*Short problem:* Identify the lines containing the word "this". Copy each one.
··· Stored rows ···
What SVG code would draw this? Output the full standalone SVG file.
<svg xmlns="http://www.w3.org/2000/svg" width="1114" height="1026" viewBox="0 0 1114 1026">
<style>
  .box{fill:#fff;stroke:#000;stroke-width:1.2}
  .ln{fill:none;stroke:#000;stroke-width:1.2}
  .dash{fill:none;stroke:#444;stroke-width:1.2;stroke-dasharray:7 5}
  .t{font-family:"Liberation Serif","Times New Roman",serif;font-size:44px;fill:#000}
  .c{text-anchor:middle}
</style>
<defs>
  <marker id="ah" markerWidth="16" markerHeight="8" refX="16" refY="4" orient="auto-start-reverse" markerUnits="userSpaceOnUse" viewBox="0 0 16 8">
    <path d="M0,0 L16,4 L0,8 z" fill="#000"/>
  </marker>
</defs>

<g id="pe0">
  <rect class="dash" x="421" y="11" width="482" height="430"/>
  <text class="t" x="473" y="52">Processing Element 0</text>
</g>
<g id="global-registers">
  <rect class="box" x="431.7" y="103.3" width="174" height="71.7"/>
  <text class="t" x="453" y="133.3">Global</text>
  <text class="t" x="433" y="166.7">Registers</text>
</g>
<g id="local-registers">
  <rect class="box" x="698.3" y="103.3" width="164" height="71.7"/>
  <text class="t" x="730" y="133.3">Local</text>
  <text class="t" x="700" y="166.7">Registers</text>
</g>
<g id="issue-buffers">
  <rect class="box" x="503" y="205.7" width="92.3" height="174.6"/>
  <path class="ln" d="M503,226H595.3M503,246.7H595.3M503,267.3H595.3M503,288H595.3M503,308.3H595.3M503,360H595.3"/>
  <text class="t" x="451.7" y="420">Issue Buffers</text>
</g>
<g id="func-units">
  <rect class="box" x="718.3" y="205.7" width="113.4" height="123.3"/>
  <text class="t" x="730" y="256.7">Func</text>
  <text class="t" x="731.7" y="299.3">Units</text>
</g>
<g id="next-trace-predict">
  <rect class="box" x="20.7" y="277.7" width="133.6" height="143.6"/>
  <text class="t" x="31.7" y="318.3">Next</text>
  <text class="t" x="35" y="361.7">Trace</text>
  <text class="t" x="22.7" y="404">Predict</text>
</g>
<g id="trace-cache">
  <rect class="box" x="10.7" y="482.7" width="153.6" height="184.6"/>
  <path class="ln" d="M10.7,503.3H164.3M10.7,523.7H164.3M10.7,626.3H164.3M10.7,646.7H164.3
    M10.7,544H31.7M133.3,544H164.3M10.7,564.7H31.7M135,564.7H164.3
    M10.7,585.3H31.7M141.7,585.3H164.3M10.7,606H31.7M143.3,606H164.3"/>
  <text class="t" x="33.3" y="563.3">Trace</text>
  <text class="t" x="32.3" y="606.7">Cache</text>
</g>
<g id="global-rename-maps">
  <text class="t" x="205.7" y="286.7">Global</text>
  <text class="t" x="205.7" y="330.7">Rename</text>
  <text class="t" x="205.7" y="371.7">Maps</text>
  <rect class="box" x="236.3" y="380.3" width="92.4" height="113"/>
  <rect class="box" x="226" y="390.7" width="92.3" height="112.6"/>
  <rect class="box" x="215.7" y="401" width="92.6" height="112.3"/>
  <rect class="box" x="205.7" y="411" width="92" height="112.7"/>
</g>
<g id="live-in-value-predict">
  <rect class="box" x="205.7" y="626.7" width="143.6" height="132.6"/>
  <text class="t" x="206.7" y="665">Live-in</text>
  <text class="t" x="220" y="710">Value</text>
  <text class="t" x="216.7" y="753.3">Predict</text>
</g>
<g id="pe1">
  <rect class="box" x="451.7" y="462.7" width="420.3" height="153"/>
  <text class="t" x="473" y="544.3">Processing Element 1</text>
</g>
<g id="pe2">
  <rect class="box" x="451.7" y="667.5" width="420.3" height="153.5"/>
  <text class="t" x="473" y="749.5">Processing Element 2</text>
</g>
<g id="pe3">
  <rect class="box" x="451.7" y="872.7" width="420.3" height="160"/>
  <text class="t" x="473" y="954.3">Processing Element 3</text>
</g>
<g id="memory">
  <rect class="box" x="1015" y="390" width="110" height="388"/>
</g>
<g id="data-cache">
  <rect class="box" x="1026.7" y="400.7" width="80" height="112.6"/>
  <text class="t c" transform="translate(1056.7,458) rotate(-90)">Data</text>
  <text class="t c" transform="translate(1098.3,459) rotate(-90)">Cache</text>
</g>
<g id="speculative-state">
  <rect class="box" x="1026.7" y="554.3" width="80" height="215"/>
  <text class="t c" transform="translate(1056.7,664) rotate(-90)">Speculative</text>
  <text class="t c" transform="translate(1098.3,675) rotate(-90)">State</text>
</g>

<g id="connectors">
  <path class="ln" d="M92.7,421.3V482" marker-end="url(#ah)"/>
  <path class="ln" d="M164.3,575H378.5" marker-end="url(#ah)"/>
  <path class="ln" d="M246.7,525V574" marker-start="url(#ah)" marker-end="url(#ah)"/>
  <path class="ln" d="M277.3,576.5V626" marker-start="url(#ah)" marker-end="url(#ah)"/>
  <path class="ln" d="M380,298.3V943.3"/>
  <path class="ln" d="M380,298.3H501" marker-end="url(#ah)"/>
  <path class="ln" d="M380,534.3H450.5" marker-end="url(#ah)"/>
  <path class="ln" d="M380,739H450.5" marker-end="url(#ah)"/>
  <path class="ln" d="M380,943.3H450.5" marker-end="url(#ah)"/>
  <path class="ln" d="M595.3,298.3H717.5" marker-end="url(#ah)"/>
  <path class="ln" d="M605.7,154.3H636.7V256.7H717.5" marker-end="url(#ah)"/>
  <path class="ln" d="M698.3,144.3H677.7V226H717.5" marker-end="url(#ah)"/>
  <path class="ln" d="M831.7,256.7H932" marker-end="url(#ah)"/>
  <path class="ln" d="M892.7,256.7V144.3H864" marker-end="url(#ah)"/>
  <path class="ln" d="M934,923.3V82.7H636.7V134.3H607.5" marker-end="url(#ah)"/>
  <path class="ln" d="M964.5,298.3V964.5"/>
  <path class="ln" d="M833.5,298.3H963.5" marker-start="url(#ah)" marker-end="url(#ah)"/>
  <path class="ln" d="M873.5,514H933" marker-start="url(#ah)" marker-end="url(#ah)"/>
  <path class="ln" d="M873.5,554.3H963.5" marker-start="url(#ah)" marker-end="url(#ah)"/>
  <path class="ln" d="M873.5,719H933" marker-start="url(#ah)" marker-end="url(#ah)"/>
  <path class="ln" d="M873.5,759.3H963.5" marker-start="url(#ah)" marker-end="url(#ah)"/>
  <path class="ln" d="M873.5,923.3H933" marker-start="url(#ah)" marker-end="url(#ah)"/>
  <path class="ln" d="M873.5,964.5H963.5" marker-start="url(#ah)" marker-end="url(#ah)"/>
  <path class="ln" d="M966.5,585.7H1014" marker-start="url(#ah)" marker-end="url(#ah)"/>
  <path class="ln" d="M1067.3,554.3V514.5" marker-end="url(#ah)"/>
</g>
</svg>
···
··· Stored rows ···
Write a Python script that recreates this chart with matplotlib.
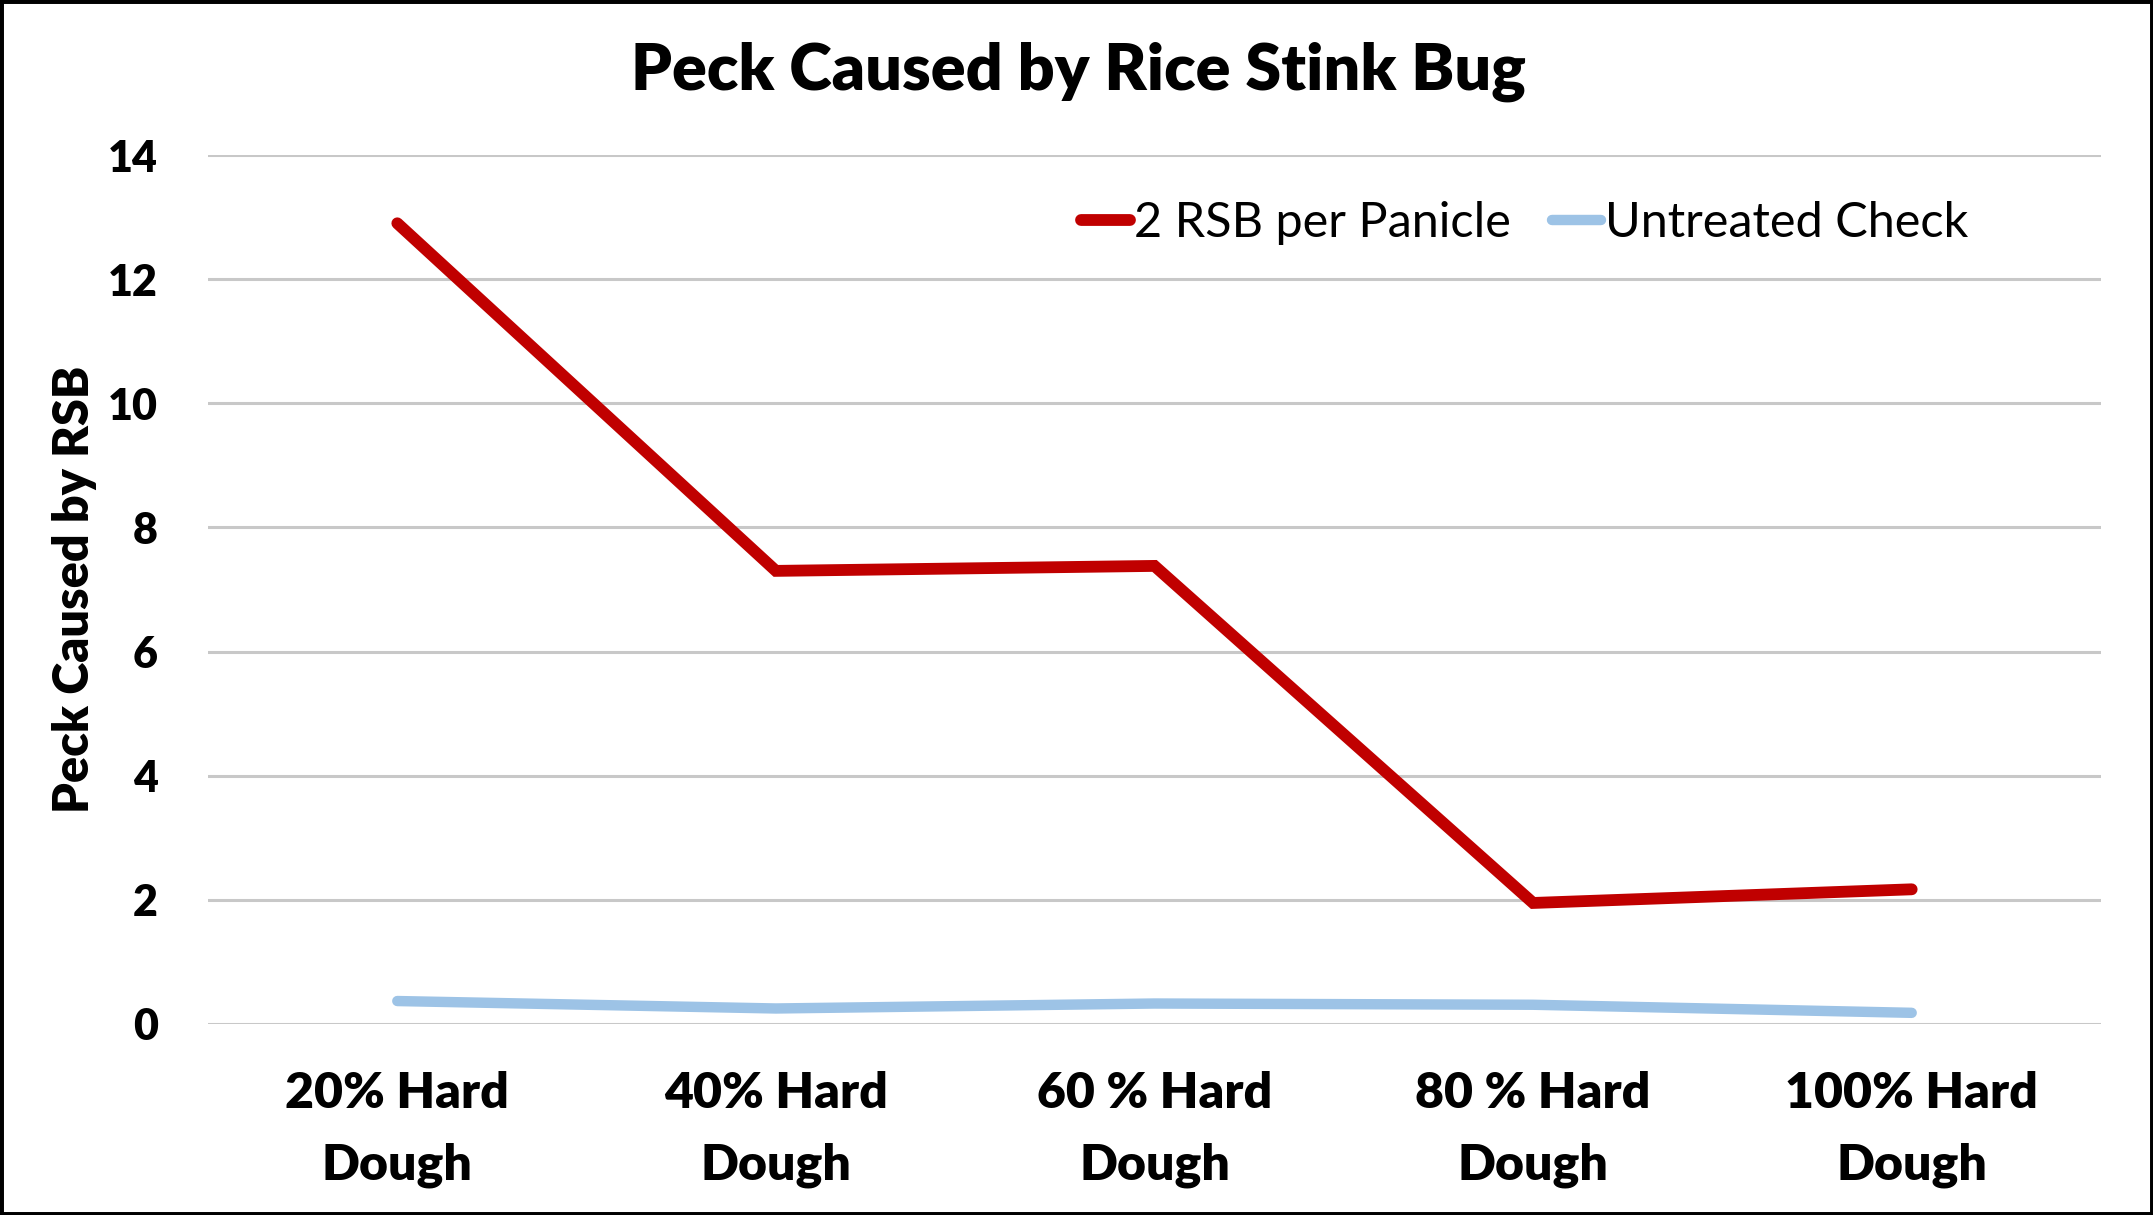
···
*The completed task:*
What SVG code would draw this? Output the full standalone SVG file.
Write a Python script that recreates this chart with matplotlib.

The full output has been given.